Le Royaume-Uni est souvent cité en exemple pour faire ­valoir que les cigarettes électroniques induiraient une diminution du nombre de fumeurs, faisant montre ainsi d’une louable volonté de «réduction des risques» de la part de l’industrie. On oublie toutefois de préciser que ces dernières années, le Royaume-Uni a mis en place diverses mesures importantes de lutte contre le tabagisme.
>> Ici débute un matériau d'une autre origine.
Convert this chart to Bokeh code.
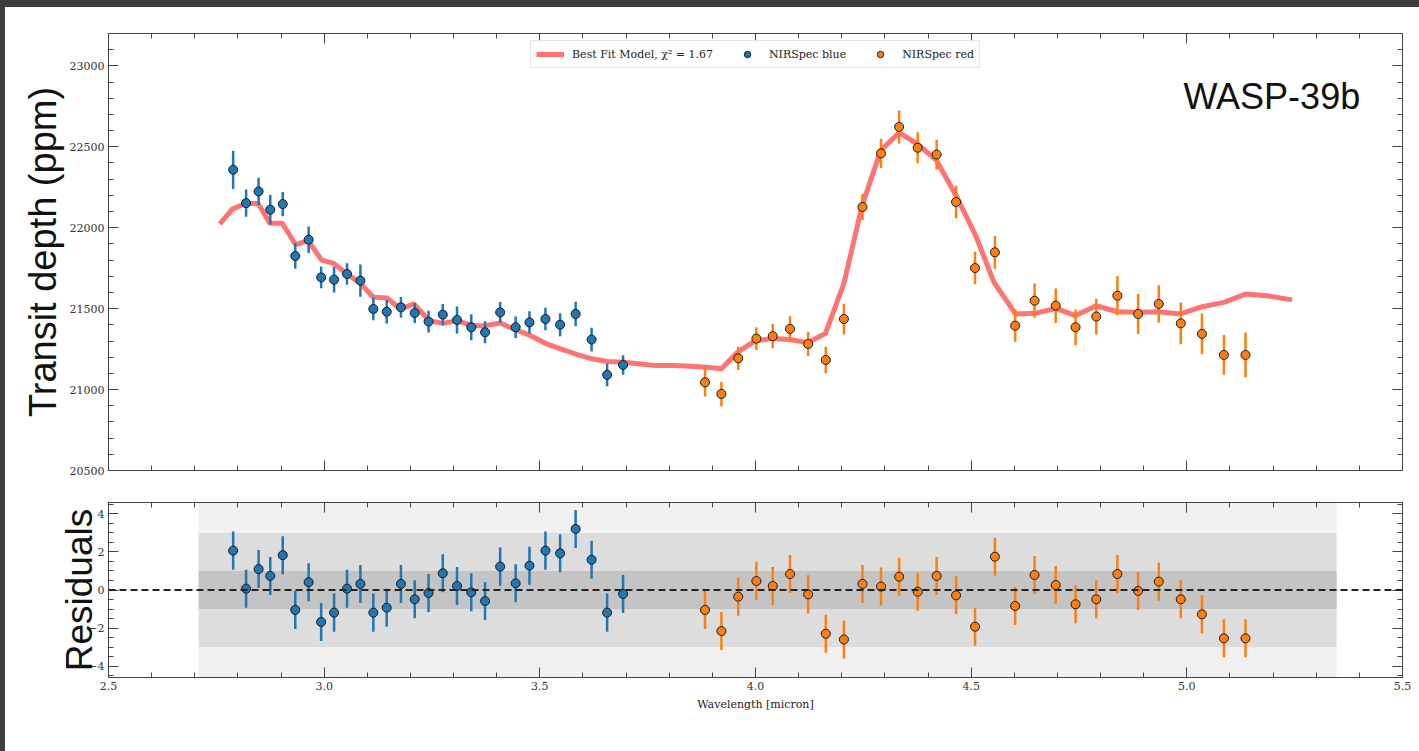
from bokeh.plotting import figure
from bokeh.models import (Range1d, LinearAxis, SingleIntervalTicker, Label, Legend, LegendItem,
                          Span, PrintfTickFormatter, CustomLabelingPolicy, Div)
from bokeh.layouts import column, row
from bokeh.embed import file_html
from bokeh.resources import INLINE

SERIF = "DejaVu Serif"
SANS = "Liberation Sans"

# ---------------- data ----------------
blue_wl = [2.789, 2.819, 2.848, 2.875, 2.904, 2.933, 2.964, 2.993, 3.023, 3.053, 3.084, 3.114,
           3.145, 3.178, 3.210, 3.242, 3.275, 3.308, 3.341, 3.373, 3.408, 3.444, 3.476, 3.513,
           3.547, 3.583, 3.620, 3.656, 3.693]
blue_depth = [22358, 22152, 22224, 22111, 22146, 21825, 21926, 21693, 21679, 21714, 21673, 21498,
              21481, 21508, 21473, 21420, 21463, 21430, 21385, 21354, 21477, 21385, 21415, 21436,
              21401, 21467, 21309, 21091, 21152]
blue_err = [118, 84, 84, 91, 75, 79, 82, 67, 79, 66, 99, 69, 72, 64, 62, 67, 65, 83, 80, 68,
            64, 66, 69, 69, 71, 75, 73, 70, 60]
blue_resid = [2.07, 0.07, 1.10, 0.74, 1.83, -1.05, 0.41, -1.68, -1.19, 0.07, 0.32, -1.19, -0.93,
              0.32, -0.49, -0.16, 0.88, 0.21, -0.12, -0.58, 1.23, 0.35, 1.28, 2.07, 1.93, 3.21,
              1.59, -1.19, -0.21]
blue_resid_err = [1.0, 1.0, 1.0, 1.0, 1.0, 1.0, 1.0, 1.0, 1.0, 1.0, 1.0, 1.0, 1.0, 1.0, 1.0,
                  1.0, 1.0, 1.0, 1.0, 1.0, 1.0, 1.0, 1.0, 1.0, 1.0, 1.0, 1.0, 1.0, 1.0]

red_wl = [3.883, 3.921, 3.960, 4.002, 4.040, 4.080, 4.122, 4.163, 4.205, 4.248, 4.291, 4.333,
          4.376, 4.420, 4.465, 4.509, 4.555, 4.602, 4.647, 4.696, 4.742, 4.790, 4.839, 4.887,
          4.935, 4.986, 5.035, 5.086, 5.136]
red_depth = [21045, 20973, 21193, 21315, 21330, 21375, 21282, 21183, 21436, 22128, 22459, 22623,
             22494, 22452, 22159, 21751, 21848, 21395, 21549, 21518, 21385, 21451, 21580, 21467,
             21529, 21409, 21344, 21214, 21214]
red_err = [88, 76, 72, 70, 75, 78, 75, 82, 95, 80, 90, 102, 96, 92, 101, 100, 101, 100, 106, 107,
           110, 110, 121, 123, 115, 129, 126, 123, 138]
red_resid = [-1.05, -2.16, -0.35, 0.47, 0.21, 0.84, -0.23, -2.30, -2.60, 0.32, 0.18, 0.70, -0.09,
             0.74, -0.28, -1.93, 1.75, -0.84, 0.79, 0.26, -0.75, -0.49, 0.84, -0.05, 0.44, -0.49,
             -1.28, -2.54, -2.54]
red_resid_err = [1.0, 1.0, 1.0, 1.0, 1.0, 1.0, 1.0, 1.0, 1.0, 1.0, 1.0, 1.0, 1.0, 1.0, 1.0,
                 1.0, 1.0, 1.0, 1.0, 1.0, 1.0, 1.0, 1.0, 1.0, 1.0, 1.0, 1.0, 1.0, 1.0]

model_wl = [2.758, 2.787, 2.818, 2.847, 2.874, 2.903, 2.934, 2.963, 2.994, 3.022, 3.053, 3.084,
            3.114, 3.146, 3.177, 3.208, 3.243, 3.275, 3.308, 3.343, 3.374, 3.409, 3.444, 3.474,
            3.513, 3.548, 3.587, 3.621, 3.656, 3.695, 3.733, 3.772, 3.811, 3.849, 3.888, 3.921,
            3.960, 4.000, 4.040, 4.079, 4.121, 4.162, 4.205, 4.247, 4.290, 4.333, 4.376, 4.420,
            4.465, 4.509, 4.553, 4.603, 4.648, 4.696, 4.742, 4.790, 4.839, 4.886, 4.935, 4.985,
            5.036, 5.086, 5.136, 5.186, 5.244]
model_depth = [22023, 22115, 22150, 22150, 22027, 22027, 21895, 21920, 21800, 21780, 21714, 21656,
               21570, 21566, 21498, 21529, 21426, 21409, 21426, 21395, 21395, 21411, 21368, 21339,
               21286, 21251, 21216, 21190, 21173, 21169, 21158, 21148, 21148, 21144, 21138, 21128,
               21235, 21302, 21315, 21309, 21290, 21346, 21656, 22136, 22475, 22588, 22517, 22414,
               22198, 21961, 21662, 21467, 21471, 21502, 21457, 21518, 21481, 21477, 21481, 21467,
               21512, 21539, 21590, 21580, 21554]

chi2_label = "Best Fit Model, χ² = 1.67"
planet = "WASP-39b"
band_wl = [2.709, 5.347]      # wavelength span of the shaded sigma bands
sigma_levels = [1, 3]

BLUE = "#1f77b4"
ORANGE = "#ff7f0e"
MODEL = "#ff7373"
AX = "#444444"
DARK = "#3d3d3d"

TOPBAR, LEFTBAR = 7, 5
W = 1419 - LEFTBAR
LB, RB = 108 - LEFTBAR, 17

NO_LABELS = CustomLabelingPolicy(code="""
    const ids = [...indices]
    for (const i of ids) { indices.unset(i) }
    return indices
""")


def add_axis(p, side, ticker, show_labels, formatter=None):
    ax = LinearAxis(ticker=ticker)
    if formatter is not None:
        ax.formatter = formatter
    ax.major_tick_in = 10
    ax.major_tick_out = 0
    ax.minor_tick_in = 5
    ax.minor_tick_out = 0
    ax.axis_line_color = AX
    ax.major_tick_line_color = AX
    ax.minor_tick_line_color = AX
    ax.major_label_text_font = SERIF
    ax.major_label_text_font_size = "11px"
    ax.major_label_text_color = "#333333"
    ax.major_label_standoff = 4
    if not show_labels:
        ax.major_label_policy = NO_LABELS
        ax.major_label_text_font_size = "1px"
        ax.major_label_standoff = 0
    p.add_layout(ax, side)
    return ax


def errbars(p, x, y, e, color):
    lo = [a - b for a, b in zip(y, e)]
    hi = [a + b for a, b in zip(y, e)]
    p.segment(x0=x, y0=lo, x1=x, y1=hi, line_color=color, line_width=2.5)
    return p.scatter(x=x, y=y, size=9, fill_color=color, line_color="#1a1a1a", line_width=1)


# ---------------- top panel ----------------
p1 = figure(width=W, height=486 - TOPBAR, x_range=Range1d(2.5, 5.5),
            y_range=Range1d(20500, 23200), output_backend="svg", toolbar_location=None,
            x_axis_location=None, y_axis_location=None, min_border_left=LB,
            min_border_right=RB, min_border_top=33 - TOPBAR, min_border_bottom=16)
p1.grid.visible = False
p1.outline_line_color = AX
p1.border_fill_color = "white"

xt1 = SingleIntervalTicker(interval=0.5, num_minor_ticks=5)
yt1 = SingleIntervalTicker(interval=500, num_minor_ticks=5)
yl1 = add_axis(p1, "left", yt1, True)
yl1.axis_label = "Transit depth (ppm)"
yl1.axis_label_text_font = SANS
yl1.axis_label_text_font_size = "38px"
yl1.axis_label_text_font_style = "normal"
yl1.axis_label_text_color = "#111111"
yl1.axis_label_standoff = 3
add_axis(p1, "right", yt1, False)
add_axis(p1, "below", xt1, False)
add_axis(p1, "above", xt1, False)

model_r = p1.line(model_wl, model_depth, line_color=MODEL, line_width=5)
blue_r = errbars(p1, blue_wl, blue_depth, blue_err, BLUE)
red_r = errbars(p1, red_wl, red_depth, red_err, ORANGE)

legend = Legend(items=[LegendItem(label=chi2_label, renderers=[model_r]),
                       LegendItem(label="NIRSpec blue", renderers=[blue_r]),
                       LegendItem(label="NIRSpec red", renderers=[red_r])],
                orientation="horizontal", location="top_center")
legend.label_text_font = SERIF
legend.label_text_font_size = "11px"
legend.label_text_color = "#222222"
legend.glyph_width = 28
legend.glyph_height = 16
legend.label_height = 16
legend.label_standoff = 8
legend.spacing = 20
legend.padding = 5
legend.margin = 7
legend.border_line_color = "#cccccc"
legend.background_fill_alpha = 0.85
p1.add_layout(legend)

p1.add_layout(Label(x=5.197, y=22809, text=planet, text_font=SANS, text_font_size="36px",
                    text_color="#111111", text_align="center", text_baseline="middle"))

# ---------------- bottom panel ----------------
p2 = figure(width=W, height=265, x_range=p1.x_range, y_range=Range1d(-4.6, 4.6),
            output_backend="svg", toolbar_location=None, x_axis_location=None,
            y_axis_location=None, min_border_left=LB, min_border_right=RB, min_border_top=16,
            min_border_bottom=74)
p2.grid.visible = False
p2.outline_line_color = AX
p2.border_fill_color = "white"

xt2 = SingleIntervalTicker(interval=0.5, num_minor_ticks=5)
yt2 = SingleIntervalTicker(interval=2, num_minor_ticks=4)
yl = add_axis(p2, "left", yt2, True)
yl.major_label_overrides = {-4: "−4", -2: "−2"}
yl.axis_label = "Residuals"
yl.axis_label_text_font = SANS
yl.axis_label_text_font_size = "37px"
yl.axis_label_text_font_style = "normal"
yl.axis_label_text_color = "#111111"
yl.axis_label_standoff = -15
add_axis(p2, "right", yt2, False)
xb = add_axis(p2, "below", xt2, True, PrintfTickFormatter(format="%.1f"))
xb.axis_label = "Wavelength [micron]"
xb.axis_label_text_font = SERIF
xb.axis_label_text_font_size = "11px"
xb.axis_label_text_font_style = "normal"
xb.axis_label_text_color = "#222222"
xb.axis_label_standoff = 5
add_axis(p2, "above", xt2, False)

p2.quad(left=band_wl[0], right=band_wl[1], bottom=-10, top=10, fill_color="#f0f0f0",
        line_color=None)
p2.quad(left=band_wl[0], right=band_wl[1], bottom=-sigma_levels[1], top=sigma_levels[1],
        fill_color="#dddddd", line_color=None)
p2.quad(left=band_wl[0], right=band_wl[1], bottom=-sigma_levels[0], top=sigma_levels[0],
        fill_color="#c4c4c4", line_color=None)
p2.add_layout(Span(location=0, dimension="width", line_color="#222222", line_width=2,
                   line_dash="7 4"))

errbars(p2, blue_wl, blue_resid, blue_resid_err, BLUE)
errbars(p2, red_wl, red_resid, red_resid_err, ORANGE)

top_bar = Div(text="", width=1419, height=TOPBAR, margin=0,
              styles={"background-color": DARK})
left_bar = Div(text="", width=LEFTBAR, height=751 - TOPBAR, margin=0,
               styles={"background-color": DARK})
layout = column(top_bar, row(left_bar, column(p1, p2, spacing=0), spacing=0), spacing=0)
open("out.html", "w").write(file_html(layout, INLINE))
Or, si l’on compare le Royaume-Uni et la Suisse, de nombreuses questions se posent: depuis le lancement des systèmes électroniques de délivrance de nicotine (ENDS) en Suisse, aucune mesure majeure de lutte contre le tabagisme n’a été prise si ce n’est la Loi sur la fumée passive entrée en vigueur en 2010, lacunaire et dont l’impact reste faible. En Suisse, l’impôt sur le tabac n’a pas été relevé depuis 2013 et, comparés au pouvoir d’achat, les prix pratiqués dans notre pays sont très bas. On peut se procurer des cigarettes électroniques partout et elles ne sont soumises à aucune taxe ni ­limitation en matière de publicité ou de vente à des ­mineurs, hormis dans sept cantons.
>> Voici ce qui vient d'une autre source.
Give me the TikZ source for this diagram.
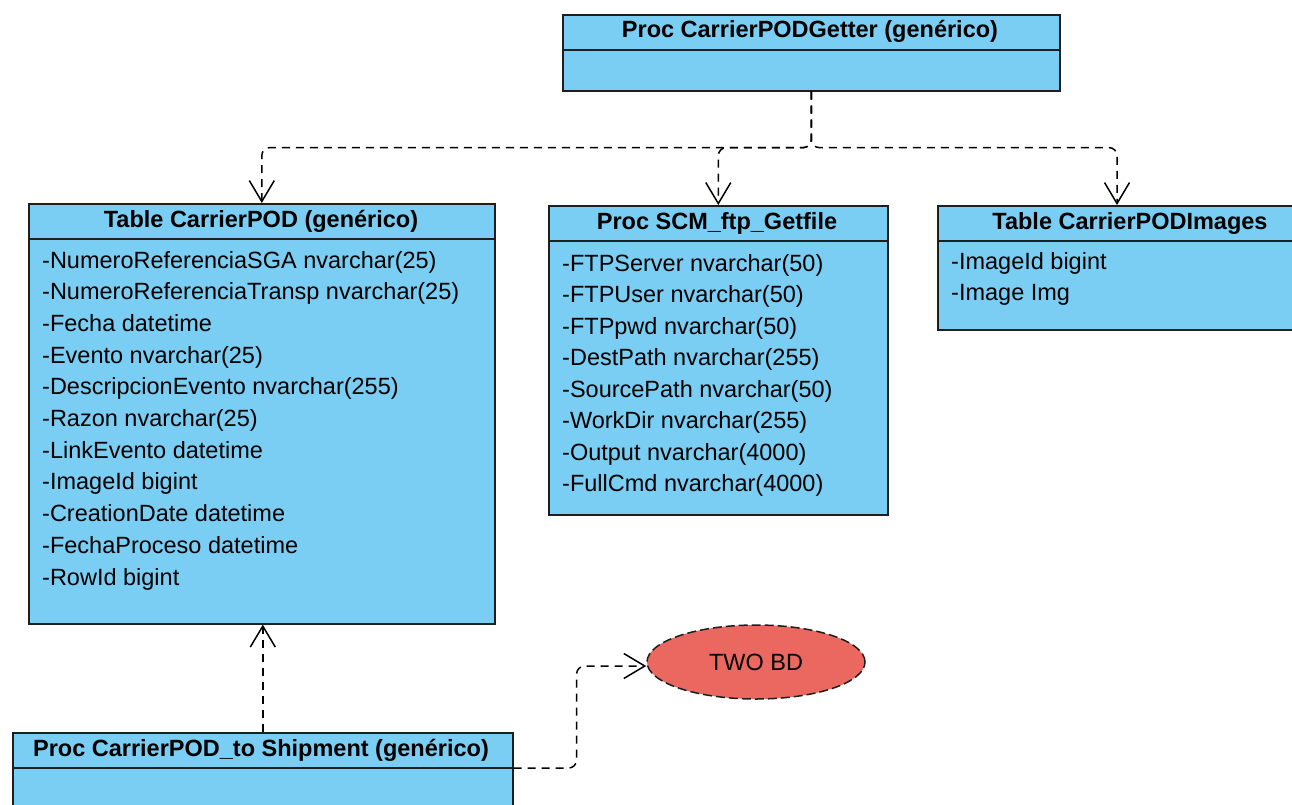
\documentclass[tikz,border=0pt]{standalone}
\usepackage{fontspec}
\setmainfont{Liberation Sans}
\usetikzlibrary{arrows.meta,calc,shapes.geometric}
\definecolor{boxblue}{RGB}{122,206,243}
\definecolor{dbred}{RGB}{234,104,96}
\definecolor{inkline}{RGB}{30,30,30}

\begin{document}
\begin{tikzpicture}[x=1pt,y=-1pt,
  umlbox/.style={draw=inkline, line width=1.6pt, fill=boxblue, rectangle, inner sep=0pt, anchor=north west},
  divider/.style={draw=inkline, line width=1.6pt},
  title/.style={font=\fontsize{23.5}{27}\selectfont\bfseries, inner sep=0pt},
  attr/.style={font=\fontsize{23.5}{28}\selectfont, inner sep=0pt, anchor=base west},
  dep/.style={draw=black, line width=1.5pt, dash pattern=on 8pt off 6pt, rounded corners=8pt,
    -{Straight Barb[length=21pt,width=25pt,line width=1.5pt]}}
]
\useasboundingbox (0,0) rectangle (1292,804);

% --- class boxes ---------------------------------------------------------
\node[umlbox, minimum width=497pt, minimum height=76pt] (getter) at (562,14) {};
\node[umlbox, minimum width=466pt, minimum height=420pt] (pod) at (28,203) {};
\node[umlbox, minimum width=339pt, minimum height=309pt] (scm) at (548,205) {};
\node[umlbox, minimum width=390pt, minimum height=124pt] (images) at (937,205) {};
\node[umlbox, minimum width=500pt, minimum height=110pt] (ship) at (12,732) {};

% header separators
\draw[divider] ($(getter.north west)+(0,36)$) -- ($(getter.north east)+(0,36)$);
\draw[divider] ($(pod.north west)+(0,36)$) -- ($(pod.north east)+(0,36)$);
\draw[divider] ($(scm.north west)+(0,36)$) -- ($(scm.north east)+(0,36)$);
\draw[divider] ($(images.north west)+(0,36)$) -- ($(images.north east)+(0,36)$);
\draw[divider] ($(ship.north west)+(0,36)$) coordinate (shipdivL) -- ($(ship.north east)+(0,36)$) coordinate (shipdivR);

% titles
\node[title] (getter-t) at (810,31) {Proc CarrierPODGetter (genérico)};
\node[title] (pod-t) at (261,221) {Table CarrierPOD (genérico)};
\node[title] (scm-t) at (717,223) {Proc SCM\_ftp\_Getfile};
\node[title] (images-t) at (1130,223) {Table CarrierPODImages};
\node[title] (ship-t) at (261,750) {Proc CarrierPOD\_to Shipment (genérico)};

% attributes
\foreach [count=\i] \t in {-NumeroReferenciaSGA nvarchar(25), -NumeroReferenciaTransp nvarchar(25),
    -Fecha datetime, -Evento nvarchar(25), -DescripcionEvento nvarchar(255), -Razon nvarchar(25),
    -LinkEvento datetime, -ImageId bigint, -CreationDate datetime, -FechaProceso datetime, -RowId bigint}
  \node[attr] (pod-a\i) at (42,{268+(\i-1)*31.7}) {\t};

\foreach [count=\i] \t in {-FTPServer nvarchar(50), -FTPUser nvarchar(50), -FTPpwd nvarchar(50),
    -DestPath nvarchar(255), -SourcePath nvarchar(50), -WorkDir nvarchar(255),
    -Output nvarchar(4000), -FullCmd nvarchar(4000)}
  \node[attr] (scm-a\i) at (562,{271+(\i-1)*31.5}) {\t};

\foreach [count=\i] \t in {-ImageId bigint, -Image Img}
  \node[attr] (images-a\i) at (951,{269+(\i-1)*31.7}) {\t};

% external database
\node[ellipse, draw=inkline, line width=1.5pt, dash pattern=on 9pt off 4pt, fill=dbred,
  minimum width=218pt, minimum height=74pt, inner sep=0pt,
  font=\fontsize{23.5}{27}\selectfont] (twobd) at (756,662) {TWO BD};

% --- dependencies --------------------------------------------------------
\coordinate (bus) at ($(getter.south)+(0,56)$);
\coordinate (imagesIn) at ($(images.north west)+(180,0)$);
\draw[dep] (getter.south) -- (bus) -| (pod.north);
\draw[dep] (getter.south) -- (bus) -| (scm.north);
\draw[dep] (getter.south) -- (bus) -| (imagesIn);

\draw[dep] (ship.north) -- (ship.north |- pod.south);
\draw[dep] (shipdivR) -- ++(63,0) |- ($(twobd.west)+(0,4)$);
\end{tikzpicture}
\end{document}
Par ailleurs, on ne constate aucune baisse de la pré­valence du tabagisme, qui se maintient à 27% chez les adultes. La population suisse ayant augmenté d’un million de personnes en douze ans, il en résulte qu’avec un taux de prévalence à 27%, on dénombre, en chiffre ­absolu, quelque 200 000 fumeurs et fumeuses en plus, malgré l’introduction des cigarettes électroni­ques et d’autres produits dérivés. Si leur utilité peut être évoquée dans le cadre d’une consultation visant le sevrage tabagique, il est évident que si l’on se réfère à la Suisse, un marché sans régulation ni contrôle des ­cigarettes électroniques est contraire à une politique de santé publique digne de ce nom. De plus, la cigarette électronique comporte un réel risque d’accoutumance à la nicotine, largement sous-estimé dans notre pays, sans compter que la nouvelle Loi sur les produits du ­tabac ne fournira aucun élément de réponse à ces questions.
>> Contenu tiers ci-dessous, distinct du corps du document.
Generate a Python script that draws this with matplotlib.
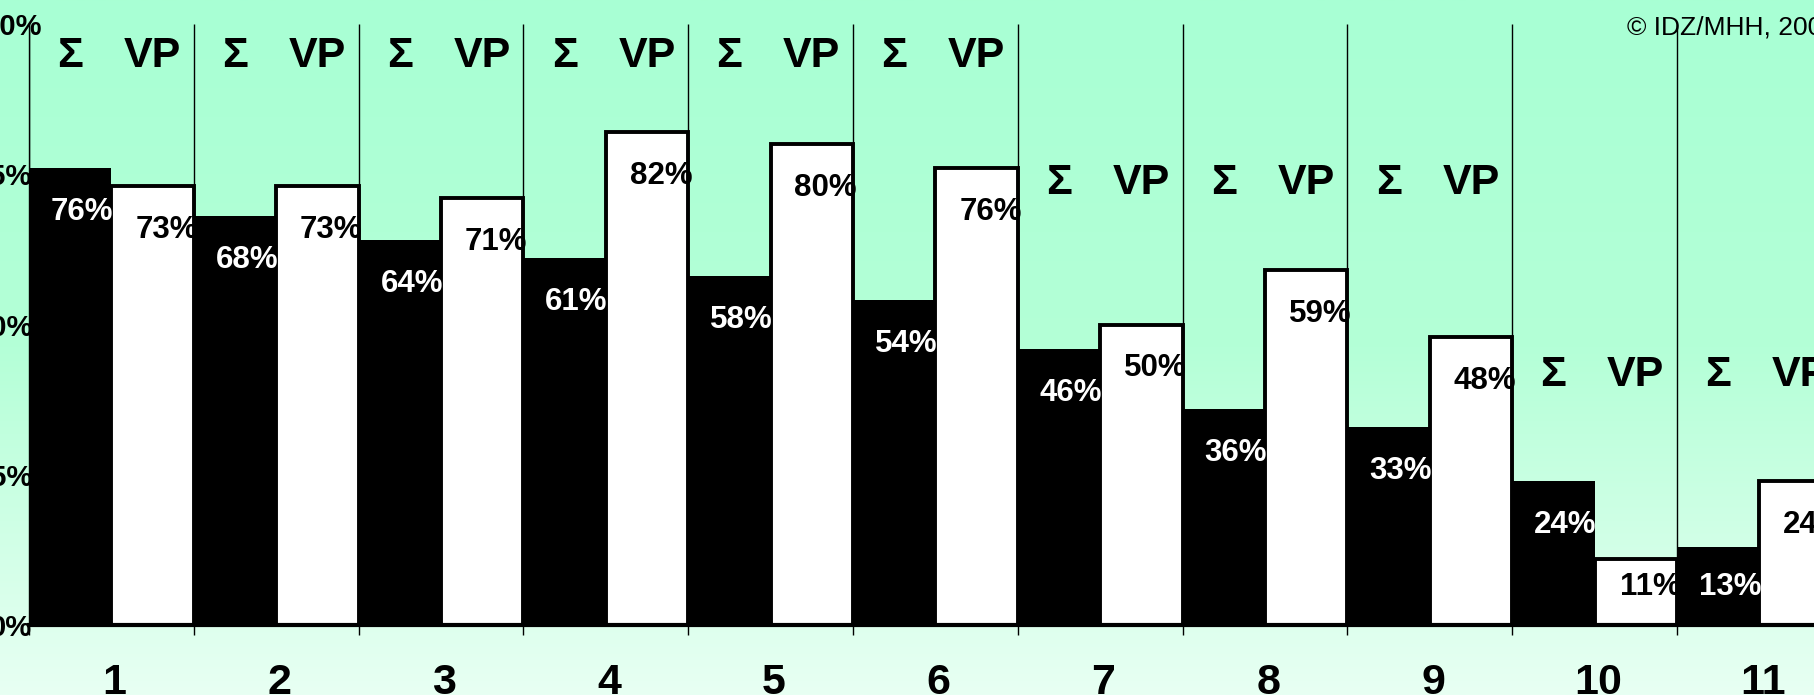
import numpy as np
import matplotlib
matplotlib.use("Agg")
import matplotlib.pyplot as plt
from matplotlib.colors import LinearSegmentedColormap

plt.rcParams['font.family'] = ['Liberation Sans', 'DejaVu Sans']

# ---- data ----
groups = ['1', '2', '3', '4', '5', '6', '7', '8', '9', '10', '11']
sigma_vals = [76, 68, 64, 61, 58, 54, 46, 36, 33, 24, 13]   # Σ (black)
vp_vals = [73, 73, 71, 82, 80, 76, 50, 59, 48, 11, 24]      # VP (white)
header_levels = [94.6, 94.6, 94.6, 94.6, 94.6, 94.6, 73.6, 73.6, 73.6, 41.6, 41.6]
yticks = [0, 25, 50, 75, 100]
ytick_labels = ['0%', '25%', '50%', '75%', '100%']
copyright_text = '© IDZ/MHH, 200'

W, H, DPI = 1814, 695, 100
fig = plt.figure(figsize=(W / DPI, H / DPI), dpi=DPI)

# background gradient
bg = fig.add_axes([0, 0, 1, 1], zorder=-10)
cmap = LinearSegmentedColormap.from_list('bg', ['#a8ffd4', '#b4ffd7', '#e8fff3'])
grad = np.linspace(0, 1, 256).reshape(-1, 1)
bg.imshow(grad, aspect='auto', cmap=cmap, extent=[0, 1, 0, 1], origin='upper')
bg.set_axis_off()

px_per_group = 164.8
left = 29 / W
bottom = 1 - 625 / H
top = 1 - 24 / H
ax_w = len(groups) * px_per_group / W
ax = fig.add_axes([left, bottom, ax_w, top - bottom])
ax.set_facecolor('none')

n = len(groups)
x0 = np.arange(n)
bw = 0.5

# dividers
ax.vlines(np.arange(n + 1), 0, 100, colors='black', linewidth=1.0, zorder=1)

ax.bar(x0, sigma_vals, width=bw, align='edge', color='black', edgecolor='none', zorder=2)
ax.bar(x0 + bw, vp_vals, width=bw, align='edge', color='white', edgecolor='black',
       linewidth=2.8, zorder=3)

ax.set_xlim(0, n)
ax.set_ylim(0, 100)

px_per_unit = (625 - 24) / 100.0

def label_offset(v):
    hpx = v * px_per_unit
    return -min(44, hpx - 38)

for i in range(n):
    s, v = sigma_vals[i], vp_vals[i]
    ax.annotate(f'{s}%', xy=(x0[i] + bw, s), xytext=(2, label_offset(s)),
                textcoords='offset pixels', ha='right', va='center',
                color='white', fontsize=22.5, fontweight='bold', zorder=5)
    ax.annotate(f'{v}%', xy=(x0[i] + 2 * bw, v), xytext=(4, label_offset(v)),
                textcoords='offset pixels', ha='right', va='center',
                color='black', fontsize=22.5, fontweight='bold', zorder=5)
    ax.text(x0[i] + bw * 0.5, header_levels[i], 'Σ', ha='center', va='center',
            fontsize=31, fontweight='bold', color='black', zorder=5)
    ax.text(x0[i] + bw * 1.5, header_levels[i], 'VP', ha='center', va='center',
            fontsize=31, fontweight='bold', color='black', zorder=5)

# axes styling
for side in ['top', 'right']:
    ax.spines[side].set_visible(False)
ax.spines['left'].set_linewidth(1.0)
ax.spines['bottom'].set_linewidth(3.0)
ax.spines['bottom'].set_zorder(6)

ax.set_yticks(yticks)
ax.set_yticklabels(ytick_labels, fontsize=21, fontweight='bold')
ax.tick_params(axis='y', length=0, pad=-2.2)
# top label sits a little further right in the original
top_lab = ax.get_yticklabels()[-1]
top_lab.set_x(10 / (ax_w * W))

ax.set_xticks(np.arange(n + 1))
ax.set_xticklabels([])
ax.tick_params(axis='x', which='major', length=7, width=1, direction='out')
ax.set_xticks(x0 + 0.52, minor=True)
ax.set_xticklabels(groups, minor=True, fontsize=31, fontweight='bold')
ax.tick_params(axis='x', which='minor', length=0, pad=27)

fig.text(1627 / W, 1 - 27 / H, copyright_text, ha='left', va='center',
         fontsize=19, color='black')

fig.savefig('out.png', dpi=DPI)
1 Joossens L, Feliu A, Fernandez E. The Tobacco Control Scale 2019 in Europe 2020.
2 Mozun R, Ardura-Garcia C, de Jong CCM, et al. Cigarette, shisha, and electronic smoking and respiratory symptoms in Swiss children: The LUIS study. Pediatric pulmonology. 2020. https://pubmed.ncbi.nlm.nih.gov/32716136/
3 Truth Initiative. E-cigarettes: Facts, stats and regulations: ­Factsheet 2019. Available at: https://truthinitiative.org/­research-resources/emerging-tobacco-products/e-cigarettes-facts-stats-​
and-regulations
4 Dormanesh A, Allem J-P. New products that facilitate stealth ­vaping: the case of SLEAV. Tob Control. 2021. doi:10.1136/tobaccocontrol-2020-056408 [published Online First: 24 May 2021].
5 Barben J, Künzli N. Tabakprävention angesichts neuer Trends. Swiss Med Forum. 2019.
6 Auer R, Concha-Lozano N, Jacot-Sadowski I, et al. Heat-Not-Burn Tobacco Cigarettes: Smoke by Any Other Name. JAMA Intern Med. 2017;177(7):1050–2.
7 Ruggia L. Heated Tobacco Products: Deep Dive Switzerland: A Policy Brief 2020.